2  Calypso St. Barth
Once a go-to spot for breezy basics (linen caftans, silk wrap dresses), the chain now carries clothing more appropriate for the boardroom than the beach. Though you’ll find its signature tunics here, there are plenty of other items from the company’s line and those of Velvet, Josh Podoll, and Saint James. Web promotions make the high prices more palatable. » 8635 W. Sunset Blvd., 310-652.

 3 BLT Steak
Laurent Tourondel is no longer at the helm of this outpost of the BLT restaurant empire, but the French-American cuisine remains true to his vision (the steaks are as fat as ever).
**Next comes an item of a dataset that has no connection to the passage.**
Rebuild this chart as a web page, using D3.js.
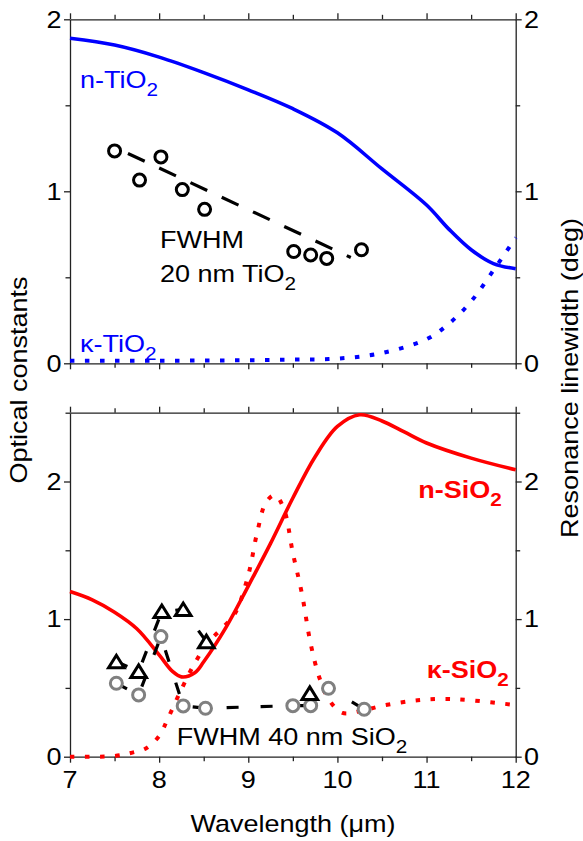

If you’re not eager to fork over $40 or more for an entrée, the happy hour menu—offered between five and seven—features dishes like mac and cheese and sliders that’ll fill you up for $5 apiece. » 8720 W. Sunset Blvd., 310-360-1950 


 4 Mel’s Drive-In
The diner opened in 1997, but the Formica counters and jukeboxes at this 24-hour spot put it squarely in the Eisenhower era. A newly expanded menu includes dishes like goat cheese-topped turkey sliders that go beyond greasy spoon classics. » 8585 W. Sunset Blvd., 310-854-7201 

5 H. Lorenzo
An early fan of Helmut Lang and Comme des Garçons, owner Lorenzo Hadar has been championing an innovative mix of high-end luxury wear from designers you’ve heard of—and many you haven’t—since 1984. The prices in his two shops (one for men, one for women) are steep, but just browsing provides a thrill. » 8660 W. Sunset Blvd., 310-659-1432; 8648
W. Sunset Blvd., 310-652-7039


 6 Buttercake Bakery 
In a neighborhood not known for understatement, the desserts at this sun-drenched bakery are a delicious change of pace. The cakes, cookies, and cupcakes—all made on the premises—have the home-baked goodness found at a bake sale. » 8616 W. Sun-set Blvd., 310-855-0770 

7 Ole Henriksen Face/Body Spa
You’ll find the skin care guru’s products all over the world, but this is his only day spa. Facials remain top-notch, but with so many devotees, the business has outgrown its digs. » 8622 W. Sunset Blvd., Ste. A, 310- 854-7700.

8 Le Petit Four
With its sidewalk seating and gaggle of Europeans, the restaurant conjures a café on the Champs-Élysées, and there’s a see-and-be-seen quality to match. Don’t overlook the menu; a wide selection of salads, pastas, seafood, and omelettes are not your usual tourist fare. » 8654 W. Sunset Blvd., 310-652-3863.

 9 Tobi Tobin Home
The aesthetic at the year-old interiors emporium is part French Gothic, part flea market. Artfully worn stone statuettes shoulder up against mint-condition midcentury furniture as do decorative objects with a masculine edge (we’re partial to the 1920s pommel horse). If you’re not quite ready to commit to a new settee, pick up a candle from the in-house line or
a piece of handmade chocolate from the vintage glass case. » 8601 W. Sunset Blvd., 310-289-0951.